The Haxan Cloak – “EXCAVATION” Quick Review

The Haxan Cloak - Excavation

The Haxan Cloak – Excavation
Genre: Electronic/Drone

Label: Tri Angle Records

The Haxan Cloak is the electronic/drone project of London-based Bobby Krlic, and if the album cover doesn’t already give it away, he produces some of the most dark, haunting and atmospheric electronic music to come out of the UK for a long while. “Excavation” is his second full-length album, the first being a self-titled released in 2011.

So far, Krlic has stated that there is a running theme behind these two albums so far: the first album soundtracks the journey of a man nearing death, who reaches the end at the final track (Parting Chant), “Excavation” continues the journey afterwards, neither in heaven or in hell, but in (his words) “and excavated level of existance”. However, this is still a very dark journey of sounds, textures and landscapes.

The intro track Consumed opens with this growling drone that’s soon joined by hollow chants echoing in a void and quickly cut by sharp strings that rise into a combustion; resulting in an even meaner growling bass drone than the one in the beginning, with an almost judgemental drum striking at an extremely slow beat.
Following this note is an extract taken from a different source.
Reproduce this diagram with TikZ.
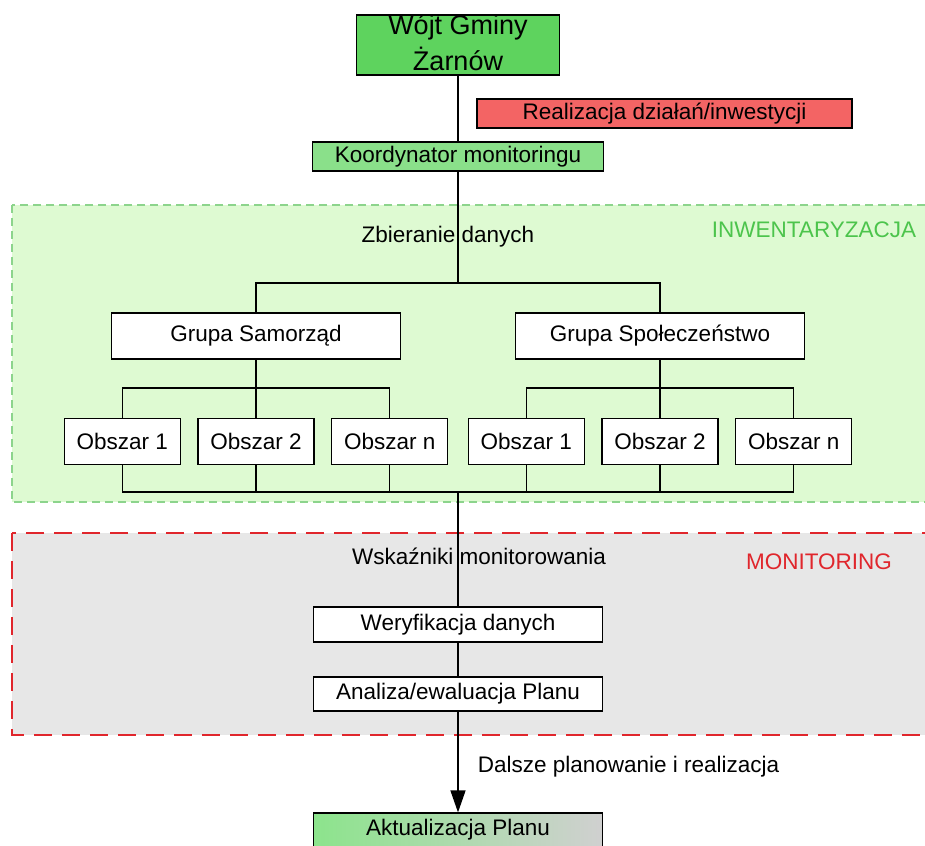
\documentclass[tikz,border=0pt]{standalone}
\usepackage{fontspec}
\setmainfont{Liberation Sans}
\usetikzlibrary{positioning,arrows.meta}

\definecolor{wojtgreen}{RGB}{94,211,94}
\definecolor{koordgreen}{RGB}{138,224,138}
\definecolor{realred}{RGB}{243,100,100}
\definecolor{invfill}{RGB}{222,250,210}
\definecolor{invdash}{RGB}{140,212,140}
\definecolor{invtext}{RGB}{76,196,76}
\definecolor{monfill}{RGB}{231,231,231}
\definecolor{mondash}{RGB}{224,38,44}
\definecolor{aktgreen}{RGB}{140,228,140}
\definecolor{aktgray}{RGB}{208,208,208}

\begin{document}
\begin{tikzpicture}[x=1pt,y=-1pt
		,every node/.append style={font=\fontsize{22.5}{27}\selectfont}
		,box/.style={draw, line width=1.2pt, inner sep=0pt, minimum height=34pt}
		,obsz/.style={box, fill=white, minimum width=116pt, minimum height=46pt}
		,grupa/.style={box, fill=white, minimum width=289pt, minimum height=46pt}
		,etap/.style={box, fill=white, minimum width=289pt}
		,linia/.style={line width=1.3pt}
		,strefa/.style={line width=1.3pt}
	]
	\useasboundingbox (0,0) rectangle (925,845);

	% strefy
	\draw [strefa, fill=invfill, draw=invdash, dash pattern=on 8pt off 5pt] (12,205) rectangle (932,502);
	\draw [strefa, fill=monfill, draw=mondash, line width=2pt, dash pattern=on 18pt off 10pt] (12,533) rectangle (932,735);
	\node [text=invtext] (inw) at (814,230) {INWENTARYZACJA};
	\node [text=mondash] (mon) at (819,562) {MONITORING};

	% gora
	\node [box, fill=wojtgreen, minimum width=203pt, minimum height=60pt, inner ysep=-5pt, align=center,
		font=\fontsize{27}{36}\selectfont] (W) at (458,45) {Wójt Gminy\\Żarnów\rule[-4pt]{0pt}{4pt}};
	\node [box, fill=realred, minimum width=375pt, minimum height=29pt] (R) at (664.5,113.5) {Realizacja działań/inwestycji};
	\node [box, fill=koordgreen, minimum width=291pt, minimum height=29pt] (K) at (458,156.5) {Koordynator monitoringu};
	\node (zd) at (448,237) {Zbieranie danych};

	% grupy i obszary
	\node [grupa] (GS) at (256,336) {Grupa Samorząd};
	\node [grupa] (GP) at (660,336) {Grupa Społeczeństwo};
	\node [obsz, below=58pt of GS] (O2) {Obszar 2};
	\node [obsz, left=16.5pt of O2] (O1) {Obszar 1};
	\node [obsz, right=16.5pt of O2] (O3) {Obszar n};
	\node [obsz, below=58pt of GP] (O5) {Obszar 2};
	\node [obsz, left=16.5pt of O5] (O4) {Obszar 1};
	\node [obsz, right=16.5pt of O5] (O6) {Obszar n};

	% monitoring
	\node (wm) at (479,556) {Wskaźniki monitorowania};
	\node [etap, minimum height=35pt] (WD) at (458,624.5) {Weryfikacja danych};
	\node [etap] (AE) at (458,694) {Analiza/ewaluacja Planu};
	\node (dp) at (628.5,767) {Dalsze planowanie i realizacja};
	\node [box, left color=aktgreen, right color=aktgray, minimum width=289pt] (AP) at (458,830) {Aktualizacja Planu};

	\coordinate (rozg) at (458,283);
	\coordinate (sam) at (256,388);
	\coordinate (spo) at (660,388);
	\coordinate (zbior) at (458,492);

	\draw [linia] (W) -- (K);
	\draw [linia] (K) -- (rozg);
	\draw [linia] (GS.north) |- (rozg) -| (GP.north);
	\draw [linia] (GS) -- (sam);
	\draw [linia] (GP) -- (spo);
	\draw [linia] (O1.north) |- (sam) -| (O3.north);
	\draw [linia] (O4.north) |- (spo) -| (O6.north);
	\draw [linia] (sam) -- (O2);
	\draw [linia] (spo) -- (O5);
	\draw [linia] (O1.south) |- (zbior) -| (O6.south);
	\foreach \o in {O2,O3,O4,O5}
		\draw [linia] (\o.south) -- (\o.south |- zbior);
	\draw [linia] (zbior) -- (WD);
	\draw [linia] (WD) -- (AE);
	\draw [linia, -{Triangle[width=15pt,length=22pt]}] (AE) -- (AP);
\end{tikzpicture}
\end{document}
THIS is the sound that horror movie trailers should have. It’s waist-deep in suspense and rises from there, ensuring you feel the impending claustrophobic death you’ve always had nightmares about. It’s nothing short of intense and scary.

Excavation, Pt.1 feels like you’re trapped in the beating heart of a void, floating through a space that feels forever. Within the heartbeat, different textures come and go – mostly static crackles, sharp feedback and skin-crawling ambience. Unlike a lot of ambient/drone, there is a clear motion set, a drive behind it all. It’s not like it’s something like this could be easily played at a club, but there’s a direction with beat that moves it forward and the throbbing grow of it all (much like Aphex Twin with his ambient works). Excavation, Pt.2 pushes this sort of feeling further, perhaps being even more likeable than the first part, opening with what doesn’t sound too far from something you’d expect from Nine Inch Nails’ punishing “Broken” material (but 100% electronic here!).

Fifth track Miste picks up the pace further. Instantly blaring what sounds like a female’s echoed gasp (either out of pain or shock), the track proceeds with a thumping bass with an inverted gasp/breath that rides along the beat, all accompanied by the slow groan of a bow on an upright-bass. It’s just brooding yet at moments (short ones at that) has a feeling of hope, again, a little like some of the tracks on Trent Reznor & Atticus Ross’ work for “The Girl With The Dragon Tattoo OST”.

Dieu breaks from the mold slightly and doesn’t feel like it folds into the atmosphere of the previous tracks quite so much, but still remains pretty dark overall. It’s almost reminiscent of Venetian Snares’ dark moments with creeping strings and sinister electronics, before blasting into breakcore mayhem. However, there is no breakcore here, so you get this prolonged atmosphere and build, like something is about to grab at you, but you’re tortured by never knowing (or getting) the moment.

The last track The Drop (also the longest at just under 13-minutes) feels like some sort of warped and extremely morose version of College & Electric Youth’s track A Real Hero (from the Drive soundtrack). Instead of getting that real fuzzy and feel-good synth-pop track of A Real Hero, you get an image of maybe or tired soul finally getting rest or drifting off into their final sleep after a good deed. It’s so right down between celebratory and depressing that you just don’t know what to feel. Again, as the track progresses, it feels like it could have fitted in easily on the soundtrack of The Girl With The Dragon Tattoo.

In all, this an extremely dark album – it’s the perfect soundtrack of a really good suspense-driven horror film; or the perfect soundtrack for reading one of Stephen King’s darkest works at night. While Krlic has stated that the character he thinks of is in neither heaven or hell, that he lived a full life and simply died from exhaustion, this is a nightmare presented in sound. Krlic has managed to make an album as equally as dark as anything Gnaw Their Tongues has managed and without the use of noisy guitars and screams.

Is this impressive? YES. To genuinely quite scare you without using sudden soft-loud changes, screams and harsh noise/power electronics, Krlic has crafted something that could easily make an adult return to a childlike-state of paranoia in the dark. The nearest I could ever do to describing it in a nutshell would be to say that “Excavated” would be ideal as a soundtrack for the film Seven (the Morgan Freeman/Brad Pitt hit).

It’s a must-listen if you have a fair interest in electronic drone music, it’ll make your skin crawl in a good way.

9/10
Favourite tracks: Miste, The Mirror Reflecting, Pt.2, Dieu, The Drop.